PublicidadeÉ preciso saber que existem várias fases e processos industriais envolvidos, que transformam o minério de urânio no combustível que vai gerar energia térmica (reações nucleares) e sua conversão em eletricidade nos reatores nucleares. Para se obter o combustível usado nas usinas, denomina-se de ciclo do combustível nuclear os vários processos industriais envolvidos, desde a mineração e beneficiamento do minério radioativo, a conversão em gás, o enriquecimento isotópico, a reconversão de gás para material sólido, a fabricação das pastilhas e do combustível, e a geração na usina nuclear. Rejeitos de alto grau de radioatividade são produzidos nos reatores nucleares e devem ser tratados e armazenados.

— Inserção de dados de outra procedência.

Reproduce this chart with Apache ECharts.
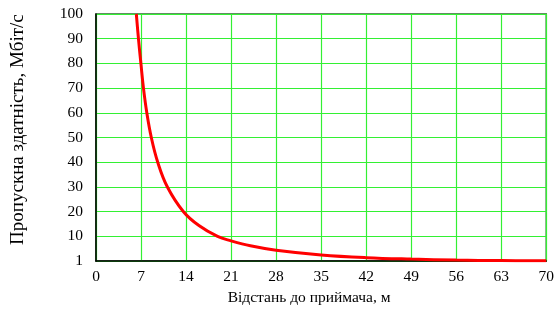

Um dos maiores problemas causados pelo volume descartado, popularmente chamado de “lixo nuclear”, merece uma discussão a parte, sobre o que fazer com este “lixo”, como armazená-lo com segurança, pois a radioatividade, e o perigo que ela representa para as pessoas e meio ambiente, pode perdurar por milhares de anos. E a pergunta que não quer calar é sobre a questão ética de legar para as gerações futuras, mais este grandioso problema.
Também pouco é discutido com a sociedade, o que fazer com as usinas depois de findarem suas vidas úteis de funcionamento. O processo de descomissionamento é caro e longo. Alguns estudos mostram que o custo envolvido nesta etapa pode ser próximo do valor gasto na instalação da própria usina. E quem finalmente pagará será o consumidor.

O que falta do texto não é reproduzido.